DATA EXTRACT:
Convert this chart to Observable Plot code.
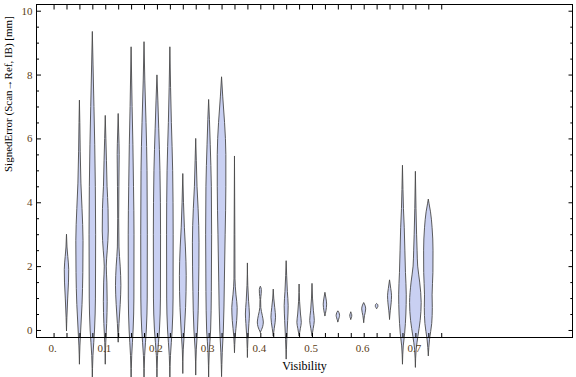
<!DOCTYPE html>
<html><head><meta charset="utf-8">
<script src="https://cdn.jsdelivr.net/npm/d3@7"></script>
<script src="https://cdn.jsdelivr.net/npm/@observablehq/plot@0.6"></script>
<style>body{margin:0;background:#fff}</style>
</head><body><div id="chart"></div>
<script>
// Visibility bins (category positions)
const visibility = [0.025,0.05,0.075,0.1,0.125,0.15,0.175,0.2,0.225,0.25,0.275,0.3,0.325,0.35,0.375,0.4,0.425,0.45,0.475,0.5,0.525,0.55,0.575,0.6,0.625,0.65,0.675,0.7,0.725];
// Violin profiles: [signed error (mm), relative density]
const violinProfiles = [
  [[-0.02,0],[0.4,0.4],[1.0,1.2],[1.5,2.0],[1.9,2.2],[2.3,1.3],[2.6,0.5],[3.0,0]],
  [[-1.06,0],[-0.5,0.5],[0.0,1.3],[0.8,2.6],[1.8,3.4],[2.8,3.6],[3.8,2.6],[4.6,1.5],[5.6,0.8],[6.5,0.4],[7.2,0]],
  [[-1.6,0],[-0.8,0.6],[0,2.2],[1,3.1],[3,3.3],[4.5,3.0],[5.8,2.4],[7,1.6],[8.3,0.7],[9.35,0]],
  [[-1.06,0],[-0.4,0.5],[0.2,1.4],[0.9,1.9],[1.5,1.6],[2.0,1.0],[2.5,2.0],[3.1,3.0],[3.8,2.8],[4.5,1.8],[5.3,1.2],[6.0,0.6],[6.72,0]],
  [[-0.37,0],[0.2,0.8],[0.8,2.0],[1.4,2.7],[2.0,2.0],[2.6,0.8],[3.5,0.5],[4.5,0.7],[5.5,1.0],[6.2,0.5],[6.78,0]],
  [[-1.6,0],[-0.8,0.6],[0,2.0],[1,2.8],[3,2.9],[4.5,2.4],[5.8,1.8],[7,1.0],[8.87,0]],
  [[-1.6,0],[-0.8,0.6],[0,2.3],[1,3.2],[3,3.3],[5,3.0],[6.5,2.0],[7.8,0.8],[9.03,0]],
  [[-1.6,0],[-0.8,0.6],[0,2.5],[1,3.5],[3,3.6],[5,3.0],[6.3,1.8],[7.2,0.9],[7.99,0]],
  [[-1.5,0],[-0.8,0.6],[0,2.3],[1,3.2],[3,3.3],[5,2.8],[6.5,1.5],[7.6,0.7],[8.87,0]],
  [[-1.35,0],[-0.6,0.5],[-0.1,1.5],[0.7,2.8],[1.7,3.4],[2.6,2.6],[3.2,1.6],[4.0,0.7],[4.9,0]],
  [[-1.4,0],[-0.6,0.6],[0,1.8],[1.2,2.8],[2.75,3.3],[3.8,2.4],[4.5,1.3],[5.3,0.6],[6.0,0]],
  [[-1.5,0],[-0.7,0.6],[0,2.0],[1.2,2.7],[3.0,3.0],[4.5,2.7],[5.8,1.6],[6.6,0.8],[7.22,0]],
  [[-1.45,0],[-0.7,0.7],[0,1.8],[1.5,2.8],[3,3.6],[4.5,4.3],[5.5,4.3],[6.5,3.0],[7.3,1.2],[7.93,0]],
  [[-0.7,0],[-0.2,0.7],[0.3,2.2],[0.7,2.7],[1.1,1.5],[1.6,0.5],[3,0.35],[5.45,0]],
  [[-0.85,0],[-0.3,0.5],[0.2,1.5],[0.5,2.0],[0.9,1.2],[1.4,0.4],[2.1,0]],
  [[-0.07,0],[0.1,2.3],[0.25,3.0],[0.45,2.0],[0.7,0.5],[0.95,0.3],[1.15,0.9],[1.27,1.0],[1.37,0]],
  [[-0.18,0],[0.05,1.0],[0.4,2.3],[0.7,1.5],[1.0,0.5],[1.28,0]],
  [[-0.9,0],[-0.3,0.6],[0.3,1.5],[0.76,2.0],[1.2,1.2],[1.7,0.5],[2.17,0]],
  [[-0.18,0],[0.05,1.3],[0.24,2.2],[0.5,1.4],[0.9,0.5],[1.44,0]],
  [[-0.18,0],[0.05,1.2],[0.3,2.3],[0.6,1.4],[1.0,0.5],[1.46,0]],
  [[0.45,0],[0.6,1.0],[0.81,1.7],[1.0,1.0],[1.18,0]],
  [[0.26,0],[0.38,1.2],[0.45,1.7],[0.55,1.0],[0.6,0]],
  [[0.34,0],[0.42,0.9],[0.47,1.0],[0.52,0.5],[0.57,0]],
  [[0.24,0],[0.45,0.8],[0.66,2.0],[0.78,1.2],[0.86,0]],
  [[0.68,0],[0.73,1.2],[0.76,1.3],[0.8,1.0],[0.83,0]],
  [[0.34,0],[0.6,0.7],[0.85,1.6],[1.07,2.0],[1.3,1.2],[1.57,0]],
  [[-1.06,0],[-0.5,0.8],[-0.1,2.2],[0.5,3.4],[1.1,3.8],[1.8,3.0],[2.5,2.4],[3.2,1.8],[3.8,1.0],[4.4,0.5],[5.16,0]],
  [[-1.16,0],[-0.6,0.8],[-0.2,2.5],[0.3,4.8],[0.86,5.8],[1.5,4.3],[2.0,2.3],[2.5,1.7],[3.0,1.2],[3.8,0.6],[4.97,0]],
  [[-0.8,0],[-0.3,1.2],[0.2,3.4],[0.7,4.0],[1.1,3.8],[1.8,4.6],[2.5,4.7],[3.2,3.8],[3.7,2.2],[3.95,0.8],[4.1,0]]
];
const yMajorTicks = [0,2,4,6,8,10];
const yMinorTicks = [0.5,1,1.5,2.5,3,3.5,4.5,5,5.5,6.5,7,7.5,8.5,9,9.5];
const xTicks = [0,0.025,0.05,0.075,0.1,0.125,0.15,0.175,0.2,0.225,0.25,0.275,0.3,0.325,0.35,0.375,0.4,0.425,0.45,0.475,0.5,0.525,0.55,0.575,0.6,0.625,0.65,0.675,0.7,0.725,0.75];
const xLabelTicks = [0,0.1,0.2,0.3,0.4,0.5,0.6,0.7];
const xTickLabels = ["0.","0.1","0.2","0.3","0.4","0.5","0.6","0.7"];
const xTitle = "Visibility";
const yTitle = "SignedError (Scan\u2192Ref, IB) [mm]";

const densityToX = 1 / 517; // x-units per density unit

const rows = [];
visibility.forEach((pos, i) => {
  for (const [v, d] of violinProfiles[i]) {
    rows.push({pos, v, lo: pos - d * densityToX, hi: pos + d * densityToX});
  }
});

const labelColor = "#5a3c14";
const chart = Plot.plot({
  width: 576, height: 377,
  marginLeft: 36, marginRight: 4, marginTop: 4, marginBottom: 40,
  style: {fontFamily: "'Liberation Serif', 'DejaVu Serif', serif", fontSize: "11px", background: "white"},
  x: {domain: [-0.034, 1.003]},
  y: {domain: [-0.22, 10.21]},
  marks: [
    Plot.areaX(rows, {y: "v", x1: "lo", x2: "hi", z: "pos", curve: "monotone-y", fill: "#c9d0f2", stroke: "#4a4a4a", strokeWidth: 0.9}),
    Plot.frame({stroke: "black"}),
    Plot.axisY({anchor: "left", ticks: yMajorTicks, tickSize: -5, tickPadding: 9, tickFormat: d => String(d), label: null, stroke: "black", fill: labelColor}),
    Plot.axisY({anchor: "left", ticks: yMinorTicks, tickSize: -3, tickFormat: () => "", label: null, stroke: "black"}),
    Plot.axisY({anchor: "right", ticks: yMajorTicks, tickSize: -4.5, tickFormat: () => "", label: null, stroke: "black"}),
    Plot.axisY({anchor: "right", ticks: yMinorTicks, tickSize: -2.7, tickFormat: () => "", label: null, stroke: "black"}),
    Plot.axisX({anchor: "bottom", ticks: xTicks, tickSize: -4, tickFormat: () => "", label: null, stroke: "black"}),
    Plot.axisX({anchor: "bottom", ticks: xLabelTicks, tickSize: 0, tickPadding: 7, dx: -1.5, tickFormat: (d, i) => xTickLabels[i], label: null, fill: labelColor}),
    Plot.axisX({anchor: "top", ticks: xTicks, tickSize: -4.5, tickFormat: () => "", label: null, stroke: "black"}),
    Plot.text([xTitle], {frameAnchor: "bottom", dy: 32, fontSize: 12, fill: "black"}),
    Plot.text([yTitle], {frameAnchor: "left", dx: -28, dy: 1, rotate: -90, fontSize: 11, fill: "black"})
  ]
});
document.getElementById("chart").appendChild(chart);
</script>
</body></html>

YOUR GOAL:
Tell how many lines above contain the word "chart". Give the number alone.

OUTPUT FOR THIS TASK:
4